Ministers and their top civil servants will be asked to come up with ways to stop parliamentary logjams after an intervention from President Michael D Higgins on the volume of legislation landing on his desk.
A meeting of two Oireachtas committees charged with organising parliamentary business, convened on Friday at short notice, resolved to write to all Ministers and departmental secretaries general asking them to look at the legislation due to come from their departments and spread it more evenly throughout the year.
In a letter sent last week, President Michael D Higgins told the Dáil Ceann Comhairle and the Cathaoirleach of the Seanad that there was an “unseemly end-term-haste” attached to the volume of work coming to his desk at the end of parliamentary sessions.
Sources present at the meeting said departments will be asked to streamline their systems so legislation is not “piled into the end of the term”. A meeting is also to be sought with the Taoiseach and Attorney General to discuss with them the concerns that have arisen, and also the resourcing of the parliamentary draftsman’s section of the Attorney General’s office.
Members of the two Oireachtas committees have been asked to submit proposals on how the situation may be improved within four weeks, and the committees will reconvene before the return of the Dáil and Seanad.
Covid era rules
It is understood members also discussed that Covid-era rules on the frequency and length of meetings had curtailed their ability to undertake pre-legislative scrutiny. Sources said there was a “willingness on all sides to accept the validity of [President Higgins’] arguments”, and that Government TDs had indicated a willingness to find a way forward.
Proposals heard by the committee included one from Donegal TD Thomas Pringle that no legislation be sent to the Oireachtas before it underwent pre-legislative scrutiny.
In the letter sent last Thursday, the President also raised concerns about the length of time given over to debating often “very important and far reaching legislative proposals” which “have been curtailed through the imposition of restrictions on time in one or both Houses”.
He said there was “unseemly end-term-haste”, adding that due to a lack of pre-legislative scrutiny, “considerable portions of some Bills that arrive on my desk have not been considered in detail”.

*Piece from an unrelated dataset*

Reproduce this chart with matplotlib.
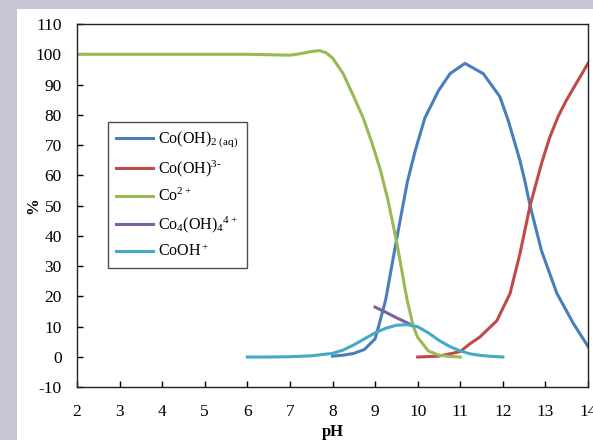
import matplotlib
matplotlib.use("Agg")
import matplotlib.pyplot as plt
from matplotlib.patches import Rectangle

plt.rcParams["font.family"] = ["Liberation Serif", "DejaVu Serif"]
plt.rcParams["mathtext.fontset"] = "custom"
plt.rcParams["mathtext.rm"] = "Liberation Serif"
plt.rcParams["mathtext.it"] = "Liberation Serif:italic"
plt.rcParams["mathtext.bf"] = "Liberation Serif:bold"
plt.rcParams["axes.unicode_minus"] = False

# Speciation of cobalt(II) vs pH (% of total Co)
ph_co2 = [2, 3, 4, 5, 6, 7.0, 7.25, 7.5, 7.7, 7.85, 8.0, 8.25, 8.5, 8.72, 8.92,
          9.12, 9.3, 9.5, 9.75, 9.9, 10.0, 10.25, 10.5, 10.75, 11.0]
co2 = [100, 100, 100, 100, 100, 99.7, 100.2, 100.9, 101.2, 100.5, 98.8, 93.6, 86, 79, 71,
       62, 52, 38.5, 19, 10, 6.5, 2, 0.6, 0.2, 0]

ph_cooh2 = [8.0, 8.25, 8.5, 8.75, 9.0, 9.1, 9.25, 9.5, 9.76, 9.94, 10.17, 10.49,
            10.76, 11.11, 11.54, 11.93, 12.13, 12.4, 12.52, 12.64, 12.91, 13.27,
            13.66, 14.0]
cooh2 = [0.3, 0.6, 1.2, 2.5, 6, 11, 19, 38.5, 58, 68, 79, 88,
         93.6, 97, 93.6, 86, 78, 65, 58, 50, 35, 21,
         11, 3.5]

ph_cooh3 = [10.0, 10.5, 11.0, 11.23, 11.46, 11.86, 12.17, 12.4, 12.64, 12.91,
            13.1, 13.3, 13.5, 13.75, 14.0]
cooh3 = [0, 0.3, 1.8, 4.4, 6.6, 12, 21, 34, 50, 64,
         72.5, 79.5, 85, 91, 97]

ph_co4 = [9.0, 9.25, 9.5, 9.8]
co4 = [16.5, 14.8, 13, 11]

ph_cooh = [6.0, 6.5, 7.0, 7.5, 8.0, 8.25, 8.5, 8.75, 9.0, 9.25, 9.5, 9.75, 10.0,
           10.25, 10.5, 10.75, 11.0, 11.25, 11.5, 11.75, 12.0]
cooh = [0, 0, 0.1, 0.4, 1.2, 2.3, 4, 6, 8, 9.5, 10.5, 10.7, 10,
        8, 5.5, 3.5, 2, 1, 0.5, 0.2, 0]

xticks = list(range(2, 15))
yticks = list(range(-10, 111, 10))

fig = plt.figure(figsize=(5.93, 4.40), dpi=100)
fig.patch.set_facecolor("#c9c4d6")
fig.add_artist(Rectangle((17 / 593, 0), 1, 431 / 440, transform=fig.transFigure,
                         facecolor="white", edgecolor="none", zorder=0))

ax = fig.add_axes([77 / 593, 1 - 387.3 / 440, 511 / 593, 363.3 / 440])
ax.set_facecolor("white")

lw = 2.2
ax.plot(ph_cooh2, cooh2, color="#4a7ebb", lw=lw, label=r"Co(OH)$_{2\ \mathregular{(aq)}}$")
ax.plot(ph_cooh3, cooh3, color="#be4b48", lw=lw, label=r"Co(OH)$^{3\text{-}}$")
ax.plot(ph_co2, co2, color="#98b954", lw=lw, label=r"Co$^{2+}$")
ax.plot(ph_co4, co4, color="#7d60a0", lw=lw, label=r"Co$_4$(OH)$_4$$^{4+}$")
ax.plot(ph_cooh, cooh, color="#46aac5", lw=lw, label=r"CoOH$^+$")

ax.set_xlim(2, 14)
ax.set_ylim(-10, 110)
ax.set_xticks(xticks)
ax.set_yticks(yticks)
ax.tick_params(direction="in", length=4, width=1, labelsize=12.5)
ax.tick_params(axis="x", pad=12)
ax.tick_params(axis="y", pad=11)
for s in ax.spines.values():
    s.set_linewidth(1.0)
    s.set_color("#222222")

ax.set_xlabel("pH", fontsize=12, fontweight="bold", labelpad=3)
ax.set_ylabel("%", fontsize=12, fontweight="bold", labelpad=-4)

leg = ax.legend(loc="upper left", bbox_to_anchor=(31 / 511, 265.3 / 363.3),
                fontsize=11.5, frameon=True, fancybox=False, handlelength=2.3,
                handletextpad=0.35, labelspacing=0.55, borderpad=0.5,
                borderaxespad=0)
leg.get_frame().set_edgecolor("#222222")
leg.get_frame().set_linewidth(1.0)

fig.savefig("out.png", dpi=100, facecolor=fig.get_facecolor())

Mr Higgins wrote that there was an “overwhelming number of Bills” presented for his consideration in the final two weeks before the Christmas and summer recesses.
“For example, in the three weeks since the beginning of July I have been asked to consider nineteen separate Bills. Nine were presented on the one day, sharing a requirement to be considered and signed in the same seven day period,” he wrote, pointing out that in the entire preceding six months, he was presented with thirteen bills for consideration.
Last year, 21 of the total of 32 Bills presented to him were sent in the weeks approaching summer and Christmas recesses.
“It would strike me, as President and from my years as a parliamentarian, that there must be a more orderly approach to arranging the legislative time-table that allows all legislators the time to consider and contribute to proposals before the Oireachtas without unnecessary time constraints and an unseemly end-of-term haste to have Bills concluded.
“A real prospect of not one but two Bills needing to be considered by the Council of State in the days immediately after Christmas day has emerged on more than one occasion,” the President warned. Many of the Bills are complex and require me to undertake a detailed analysis of their constitutional implications, legal advice, or consultation with the Council of State.
“Having this vital work concentrated into four weeks of the year strikes me as being less than ideal and, I believe, unnecessary.”